What is asked: Output exactly the lines that run from the line containing "Output the LaTeX" through the line containing "(0,0) rectangle (907,472);", with both ends included.
— START OF Material for this task —
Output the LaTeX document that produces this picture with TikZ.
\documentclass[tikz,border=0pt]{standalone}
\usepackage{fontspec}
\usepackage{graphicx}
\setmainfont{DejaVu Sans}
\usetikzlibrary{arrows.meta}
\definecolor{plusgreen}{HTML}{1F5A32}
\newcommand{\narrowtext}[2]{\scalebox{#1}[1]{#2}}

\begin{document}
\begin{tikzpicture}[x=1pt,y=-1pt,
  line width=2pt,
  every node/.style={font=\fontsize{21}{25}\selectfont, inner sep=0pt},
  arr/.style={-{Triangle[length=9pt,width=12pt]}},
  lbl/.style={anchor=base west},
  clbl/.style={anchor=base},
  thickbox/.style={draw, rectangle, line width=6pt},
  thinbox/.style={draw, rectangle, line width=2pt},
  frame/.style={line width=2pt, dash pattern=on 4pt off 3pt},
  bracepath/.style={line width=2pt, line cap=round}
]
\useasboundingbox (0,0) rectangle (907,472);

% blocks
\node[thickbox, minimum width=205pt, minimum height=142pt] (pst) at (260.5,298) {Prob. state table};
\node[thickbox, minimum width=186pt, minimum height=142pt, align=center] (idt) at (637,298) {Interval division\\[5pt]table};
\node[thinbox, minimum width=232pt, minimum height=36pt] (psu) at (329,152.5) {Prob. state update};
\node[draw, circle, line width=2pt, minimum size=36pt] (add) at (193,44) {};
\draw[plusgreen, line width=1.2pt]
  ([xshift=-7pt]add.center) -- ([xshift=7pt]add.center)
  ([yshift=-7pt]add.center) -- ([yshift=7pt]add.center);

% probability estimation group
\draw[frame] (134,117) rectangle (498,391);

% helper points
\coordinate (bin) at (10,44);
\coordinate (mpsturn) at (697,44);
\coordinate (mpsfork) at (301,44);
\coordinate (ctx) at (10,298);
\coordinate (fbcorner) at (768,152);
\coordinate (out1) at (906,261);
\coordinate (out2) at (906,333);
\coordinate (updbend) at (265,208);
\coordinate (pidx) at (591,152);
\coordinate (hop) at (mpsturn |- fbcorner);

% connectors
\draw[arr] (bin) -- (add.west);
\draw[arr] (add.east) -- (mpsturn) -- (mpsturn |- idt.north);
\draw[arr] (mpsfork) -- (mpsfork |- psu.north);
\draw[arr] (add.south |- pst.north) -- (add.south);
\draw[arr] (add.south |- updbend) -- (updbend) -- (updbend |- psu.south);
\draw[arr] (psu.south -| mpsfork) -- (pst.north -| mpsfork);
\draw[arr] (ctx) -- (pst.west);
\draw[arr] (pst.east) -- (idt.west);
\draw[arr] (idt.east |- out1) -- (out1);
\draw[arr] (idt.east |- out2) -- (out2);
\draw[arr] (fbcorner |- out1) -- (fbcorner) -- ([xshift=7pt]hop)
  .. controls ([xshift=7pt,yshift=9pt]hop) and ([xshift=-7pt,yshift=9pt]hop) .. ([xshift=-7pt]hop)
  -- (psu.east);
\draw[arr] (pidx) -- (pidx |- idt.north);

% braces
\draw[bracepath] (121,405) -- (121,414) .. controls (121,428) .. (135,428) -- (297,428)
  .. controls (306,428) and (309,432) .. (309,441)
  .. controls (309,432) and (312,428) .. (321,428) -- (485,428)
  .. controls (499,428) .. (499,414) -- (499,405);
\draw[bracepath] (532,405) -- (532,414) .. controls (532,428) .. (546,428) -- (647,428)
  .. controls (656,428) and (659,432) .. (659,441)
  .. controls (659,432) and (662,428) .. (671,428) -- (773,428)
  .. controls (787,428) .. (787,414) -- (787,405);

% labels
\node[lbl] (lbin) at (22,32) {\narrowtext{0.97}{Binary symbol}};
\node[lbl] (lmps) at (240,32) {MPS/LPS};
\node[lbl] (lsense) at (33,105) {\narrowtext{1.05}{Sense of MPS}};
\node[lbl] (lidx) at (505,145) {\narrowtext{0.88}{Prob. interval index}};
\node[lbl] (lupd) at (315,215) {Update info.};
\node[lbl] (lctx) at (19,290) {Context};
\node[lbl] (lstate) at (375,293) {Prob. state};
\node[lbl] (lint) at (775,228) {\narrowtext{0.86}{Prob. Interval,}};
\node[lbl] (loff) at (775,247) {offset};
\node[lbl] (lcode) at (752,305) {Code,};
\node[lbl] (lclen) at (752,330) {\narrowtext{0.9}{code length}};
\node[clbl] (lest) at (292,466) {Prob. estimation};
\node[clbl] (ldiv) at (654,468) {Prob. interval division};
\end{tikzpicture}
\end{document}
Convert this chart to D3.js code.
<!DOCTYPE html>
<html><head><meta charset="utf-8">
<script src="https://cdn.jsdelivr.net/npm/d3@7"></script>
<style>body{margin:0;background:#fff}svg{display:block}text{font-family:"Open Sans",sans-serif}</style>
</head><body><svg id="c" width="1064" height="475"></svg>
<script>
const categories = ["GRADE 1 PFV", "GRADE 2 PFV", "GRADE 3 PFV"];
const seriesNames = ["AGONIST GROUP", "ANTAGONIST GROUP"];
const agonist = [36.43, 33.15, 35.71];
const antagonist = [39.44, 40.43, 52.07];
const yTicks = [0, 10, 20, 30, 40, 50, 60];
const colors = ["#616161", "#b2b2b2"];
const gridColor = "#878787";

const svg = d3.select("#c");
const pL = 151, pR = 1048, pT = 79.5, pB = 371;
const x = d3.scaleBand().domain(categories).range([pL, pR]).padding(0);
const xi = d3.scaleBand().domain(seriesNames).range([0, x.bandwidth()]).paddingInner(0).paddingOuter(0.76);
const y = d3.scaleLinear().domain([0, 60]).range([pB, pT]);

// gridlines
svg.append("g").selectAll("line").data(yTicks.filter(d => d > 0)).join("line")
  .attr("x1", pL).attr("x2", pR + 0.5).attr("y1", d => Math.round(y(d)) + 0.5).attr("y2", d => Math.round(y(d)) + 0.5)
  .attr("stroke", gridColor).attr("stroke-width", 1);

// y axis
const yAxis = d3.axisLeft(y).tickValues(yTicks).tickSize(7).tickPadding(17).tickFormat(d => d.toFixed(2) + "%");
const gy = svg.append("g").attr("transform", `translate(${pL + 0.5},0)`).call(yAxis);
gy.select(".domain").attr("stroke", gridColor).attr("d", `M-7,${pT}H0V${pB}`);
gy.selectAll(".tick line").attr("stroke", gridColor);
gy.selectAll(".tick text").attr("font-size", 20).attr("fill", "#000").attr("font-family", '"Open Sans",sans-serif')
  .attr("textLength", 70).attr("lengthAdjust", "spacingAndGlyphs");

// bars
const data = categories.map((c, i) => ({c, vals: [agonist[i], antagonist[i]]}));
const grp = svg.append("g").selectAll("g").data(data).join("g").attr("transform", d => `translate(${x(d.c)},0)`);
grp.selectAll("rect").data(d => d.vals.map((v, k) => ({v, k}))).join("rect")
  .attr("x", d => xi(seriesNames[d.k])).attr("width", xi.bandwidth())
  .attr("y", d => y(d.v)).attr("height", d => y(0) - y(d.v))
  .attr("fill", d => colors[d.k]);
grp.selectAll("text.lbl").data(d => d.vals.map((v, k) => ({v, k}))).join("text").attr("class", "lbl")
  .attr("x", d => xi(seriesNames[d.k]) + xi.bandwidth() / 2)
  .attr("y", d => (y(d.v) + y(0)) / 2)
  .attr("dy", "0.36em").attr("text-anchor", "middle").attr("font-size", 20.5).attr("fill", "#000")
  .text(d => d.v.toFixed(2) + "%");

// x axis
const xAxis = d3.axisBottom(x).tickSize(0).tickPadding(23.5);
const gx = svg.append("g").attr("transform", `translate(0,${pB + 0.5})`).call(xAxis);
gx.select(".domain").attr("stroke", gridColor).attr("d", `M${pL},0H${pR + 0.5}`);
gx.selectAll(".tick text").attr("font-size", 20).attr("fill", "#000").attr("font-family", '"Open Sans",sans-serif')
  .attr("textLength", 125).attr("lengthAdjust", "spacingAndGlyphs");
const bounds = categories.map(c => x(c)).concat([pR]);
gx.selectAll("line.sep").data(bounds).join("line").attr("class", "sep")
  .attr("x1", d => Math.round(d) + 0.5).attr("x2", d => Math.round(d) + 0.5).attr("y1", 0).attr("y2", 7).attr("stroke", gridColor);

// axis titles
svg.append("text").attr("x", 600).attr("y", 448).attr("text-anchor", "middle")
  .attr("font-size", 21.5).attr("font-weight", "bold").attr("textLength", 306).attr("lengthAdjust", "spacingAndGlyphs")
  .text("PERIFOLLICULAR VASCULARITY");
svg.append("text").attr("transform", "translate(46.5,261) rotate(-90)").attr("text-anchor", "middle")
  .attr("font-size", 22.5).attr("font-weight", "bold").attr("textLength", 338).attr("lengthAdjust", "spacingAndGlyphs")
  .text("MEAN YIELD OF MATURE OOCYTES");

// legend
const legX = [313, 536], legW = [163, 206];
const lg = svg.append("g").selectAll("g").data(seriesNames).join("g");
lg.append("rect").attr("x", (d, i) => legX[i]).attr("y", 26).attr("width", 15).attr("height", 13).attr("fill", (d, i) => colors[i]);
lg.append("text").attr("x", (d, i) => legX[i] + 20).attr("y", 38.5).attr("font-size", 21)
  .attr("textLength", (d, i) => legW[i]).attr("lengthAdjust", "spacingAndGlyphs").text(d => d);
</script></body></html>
— END OF Material for this task —
— START OF Material for this task —
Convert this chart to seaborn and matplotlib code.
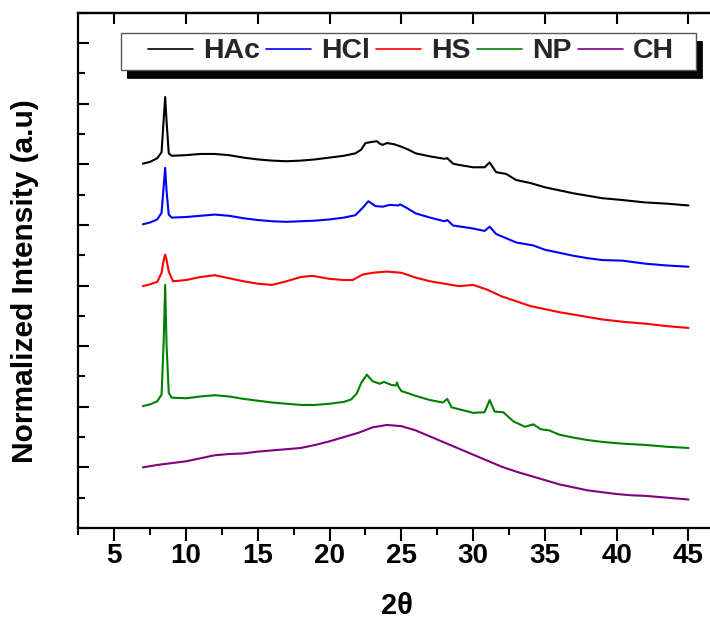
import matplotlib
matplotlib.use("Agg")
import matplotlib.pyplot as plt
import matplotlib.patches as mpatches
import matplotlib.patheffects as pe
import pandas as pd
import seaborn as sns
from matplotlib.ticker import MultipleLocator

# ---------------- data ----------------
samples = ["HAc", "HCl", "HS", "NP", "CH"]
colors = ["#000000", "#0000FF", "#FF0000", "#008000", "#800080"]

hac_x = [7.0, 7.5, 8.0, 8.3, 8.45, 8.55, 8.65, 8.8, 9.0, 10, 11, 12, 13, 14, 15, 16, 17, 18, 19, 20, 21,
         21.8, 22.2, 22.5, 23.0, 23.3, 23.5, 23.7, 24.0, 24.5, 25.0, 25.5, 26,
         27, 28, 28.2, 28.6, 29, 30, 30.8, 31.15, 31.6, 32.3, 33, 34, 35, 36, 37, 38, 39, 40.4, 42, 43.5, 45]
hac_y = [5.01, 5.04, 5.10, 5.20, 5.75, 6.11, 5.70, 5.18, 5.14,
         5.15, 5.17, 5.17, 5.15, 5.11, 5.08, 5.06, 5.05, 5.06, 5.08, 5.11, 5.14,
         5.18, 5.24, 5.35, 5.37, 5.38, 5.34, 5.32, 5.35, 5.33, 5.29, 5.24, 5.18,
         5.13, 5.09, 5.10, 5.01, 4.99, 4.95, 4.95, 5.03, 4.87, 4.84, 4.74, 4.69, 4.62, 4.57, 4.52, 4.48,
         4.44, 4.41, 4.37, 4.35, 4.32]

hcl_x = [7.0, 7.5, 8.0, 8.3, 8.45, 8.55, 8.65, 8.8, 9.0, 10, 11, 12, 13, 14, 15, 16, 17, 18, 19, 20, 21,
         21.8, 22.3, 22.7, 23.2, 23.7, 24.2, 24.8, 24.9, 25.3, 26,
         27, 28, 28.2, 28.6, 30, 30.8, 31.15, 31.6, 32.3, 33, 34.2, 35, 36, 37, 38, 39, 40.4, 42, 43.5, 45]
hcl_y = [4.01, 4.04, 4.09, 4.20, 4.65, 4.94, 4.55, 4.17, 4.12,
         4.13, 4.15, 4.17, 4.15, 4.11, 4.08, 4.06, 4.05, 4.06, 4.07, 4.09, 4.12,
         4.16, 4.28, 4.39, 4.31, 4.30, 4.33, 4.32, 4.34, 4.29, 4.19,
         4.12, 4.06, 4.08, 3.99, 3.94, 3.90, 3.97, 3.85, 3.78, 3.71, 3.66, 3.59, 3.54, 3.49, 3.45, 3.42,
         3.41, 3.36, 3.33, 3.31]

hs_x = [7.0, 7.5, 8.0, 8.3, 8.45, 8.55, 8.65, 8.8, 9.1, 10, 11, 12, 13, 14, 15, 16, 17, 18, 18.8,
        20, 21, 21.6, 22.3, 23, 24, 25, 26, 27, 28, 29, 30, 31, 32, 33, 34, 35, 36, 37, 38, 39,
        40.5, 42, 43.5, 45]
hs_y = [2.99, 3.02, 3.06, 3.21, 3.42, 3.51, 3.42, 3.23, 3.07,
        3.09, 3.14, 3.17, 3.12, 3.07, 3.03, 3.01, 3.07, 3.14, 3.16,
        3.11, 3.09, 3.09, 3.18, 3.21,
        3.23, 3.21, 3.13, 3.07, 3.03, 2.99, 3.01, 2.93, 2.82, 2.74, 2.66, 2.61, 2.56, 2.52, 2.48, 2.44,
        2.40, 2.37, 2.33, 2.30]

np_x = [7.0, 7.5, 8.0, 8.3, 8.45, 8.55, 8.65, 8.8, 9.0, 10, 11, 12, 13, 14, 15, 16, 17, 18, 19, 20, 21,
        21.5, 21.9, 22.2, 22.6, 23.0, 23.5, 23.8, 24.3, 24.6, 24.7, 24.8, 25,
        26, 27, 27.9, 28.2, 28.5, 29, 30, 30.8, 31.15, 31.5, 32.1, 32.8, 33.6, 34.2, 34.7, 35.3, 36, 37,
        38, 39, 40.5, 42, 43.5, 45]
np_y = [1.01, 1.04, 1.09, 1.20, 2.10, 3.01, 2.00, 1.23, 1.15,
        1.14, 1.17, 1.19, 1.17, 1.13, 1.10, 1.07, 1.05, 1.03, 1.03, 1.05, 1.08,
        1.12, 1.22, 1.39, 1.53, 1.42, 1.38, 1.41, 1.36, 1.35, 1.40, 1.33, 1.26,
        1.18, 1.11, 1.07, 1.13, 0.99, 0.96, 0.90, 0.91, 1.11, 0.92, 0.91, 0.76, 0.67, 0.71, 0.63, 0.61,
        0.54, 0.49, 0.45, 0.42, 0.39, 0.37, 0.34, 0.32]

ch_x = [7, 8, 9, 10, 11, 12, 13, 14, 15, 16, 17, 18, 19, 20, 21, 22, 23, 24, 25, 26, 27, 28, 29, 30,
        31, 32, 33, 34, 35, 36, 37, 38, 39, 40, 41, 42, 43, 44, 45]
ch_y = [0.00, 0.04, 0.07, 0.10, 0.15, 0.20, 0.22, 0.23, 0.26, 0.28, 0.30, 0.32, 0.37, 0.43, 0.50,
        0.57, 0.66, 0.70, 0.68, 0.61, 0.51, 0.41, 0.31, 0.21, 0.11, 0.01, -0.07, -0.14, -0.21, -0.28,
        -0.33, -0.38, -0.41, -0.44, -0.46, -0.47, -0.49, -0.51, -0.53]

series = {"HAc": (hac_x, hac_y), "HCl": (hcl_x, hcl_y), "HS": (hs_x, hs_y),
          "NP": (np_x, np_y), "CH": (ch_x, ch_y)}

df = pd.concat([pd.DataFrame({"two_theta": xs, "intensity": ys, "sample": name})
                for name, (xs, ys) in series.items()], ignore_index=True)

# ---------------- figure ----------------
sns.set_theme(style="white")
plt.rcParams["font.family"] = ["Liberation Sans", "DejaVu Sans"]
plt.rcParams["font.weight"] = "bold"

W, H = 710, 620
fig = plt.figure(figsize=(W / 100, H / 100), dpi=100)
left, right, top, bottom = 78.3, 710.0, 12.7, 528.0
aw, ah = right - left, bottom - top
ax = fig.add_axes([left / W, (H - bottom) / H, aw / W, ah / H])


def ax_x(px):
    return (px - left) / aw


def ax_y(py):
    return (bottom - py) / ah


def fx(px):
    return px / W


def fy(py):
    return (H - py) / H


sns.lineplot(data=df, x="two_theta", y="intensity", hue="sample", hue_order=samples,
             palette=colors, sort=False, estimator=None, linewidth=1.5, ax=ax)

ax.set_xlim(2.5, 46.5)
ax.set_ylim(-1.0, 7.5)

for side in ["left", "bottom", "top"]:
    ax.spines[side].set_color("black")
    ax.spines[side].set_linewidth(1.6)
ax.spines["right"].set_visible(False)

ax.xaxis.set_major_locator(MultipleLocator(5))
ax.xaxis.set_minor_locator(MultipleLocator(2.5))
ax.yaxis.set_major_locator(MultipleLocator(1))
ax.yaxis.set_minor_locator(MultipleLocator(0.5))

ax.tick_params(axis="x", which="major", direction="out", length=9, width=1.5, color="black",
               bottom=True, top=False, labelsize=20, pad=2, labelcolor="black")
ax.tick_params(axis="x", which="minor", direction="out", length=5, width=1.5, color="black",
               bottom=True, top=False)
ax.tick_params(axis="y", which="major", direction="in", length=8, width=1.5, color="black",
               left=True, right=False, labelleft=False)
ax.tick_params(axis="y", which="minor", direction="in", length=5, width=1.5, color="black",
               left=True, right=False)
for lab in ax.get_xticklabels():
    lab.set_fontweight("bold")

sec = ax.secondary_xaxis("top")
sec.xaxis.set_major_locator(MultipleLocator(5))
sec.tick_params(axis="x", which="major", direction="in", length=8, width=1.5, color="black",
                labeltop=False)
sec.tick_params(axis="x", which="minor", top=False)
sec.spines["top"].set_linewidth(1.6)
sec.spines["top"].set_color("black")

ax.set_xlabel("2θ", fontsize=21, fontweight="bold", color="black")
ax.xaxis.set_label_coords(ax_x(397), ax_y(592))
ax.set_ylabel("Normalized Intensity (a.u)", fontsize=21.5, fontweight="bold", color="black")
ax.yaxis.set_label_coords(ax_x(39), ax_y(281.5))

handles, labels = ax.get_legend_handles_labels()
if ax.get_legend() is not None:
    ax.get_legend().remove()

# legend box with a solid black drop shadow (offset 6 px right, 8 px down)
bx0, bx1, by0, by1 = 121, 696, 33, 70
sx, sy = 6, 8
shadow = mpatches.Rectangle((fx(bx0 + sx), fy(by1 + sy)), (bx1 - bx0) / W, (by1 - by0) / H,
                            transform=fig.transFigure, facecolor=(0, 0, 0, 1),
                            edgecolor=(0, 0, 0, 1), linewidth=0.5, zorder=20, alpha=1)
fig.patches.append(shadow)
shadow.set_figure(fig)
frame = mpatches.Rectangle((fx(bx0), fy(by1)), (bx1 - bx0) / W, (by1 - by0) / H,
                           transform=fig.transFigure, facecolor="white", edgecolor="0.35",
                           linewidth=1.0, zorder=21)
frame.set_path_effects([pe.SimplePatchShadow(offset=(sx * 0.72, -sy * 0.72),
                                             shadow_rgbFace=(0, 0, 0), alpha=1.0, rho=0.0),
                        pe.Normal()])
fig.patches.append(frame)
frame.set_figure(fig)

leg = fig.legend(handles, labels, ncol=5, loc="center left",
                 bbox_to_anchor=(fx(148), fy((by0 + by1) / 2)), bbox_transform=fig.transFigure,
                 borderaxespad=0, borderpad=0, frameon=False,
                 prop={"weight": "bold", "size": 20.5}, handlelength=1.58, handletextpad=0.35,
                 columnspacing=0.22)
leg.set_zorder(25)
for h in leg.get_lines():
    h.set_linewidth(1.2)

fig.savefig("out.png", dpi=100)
— END OF Material for this task —
Complete response:
Output the LaTeX document that produces this picture with TikZ.
\documentclass[tikz,border=0pt]{standalone}
\usepackage{fontspec}
\usepackage{graphicx}
\setmainfont{DejaVu Sans}
\usetikzlibrary{arrows.meta}
\definecolor{plusgreen}{HTML}{1F5A32}
\newcommand{\narrowtext}[2]{\scalebox{#1}[1]{#2}}

\begin{document}
\begin{tikzpicture}[x=1pt,y=-1pt,
  line width=2pt,
  every node/.style={font=\fontsize{21}{25}\selectfont, inner sep=0pt},
  arr/.style={-{Triangle[length=9pt,width=12pt]}},
  lbl/.style={anchor=base west},
  clbl/.style={anchor=base},
  thickbox/.style={draw, rectangle, line width=6pt},
  thinbox/.style={draw, rectangle, line width=2pt},
  frame/.style={line width=2pt, dash pattern=on 4pt off 3pt},
  bracepath/.style={line width=2pt, line cap=round}
]
\useasboundingbox (0,0) rectangle (907,472);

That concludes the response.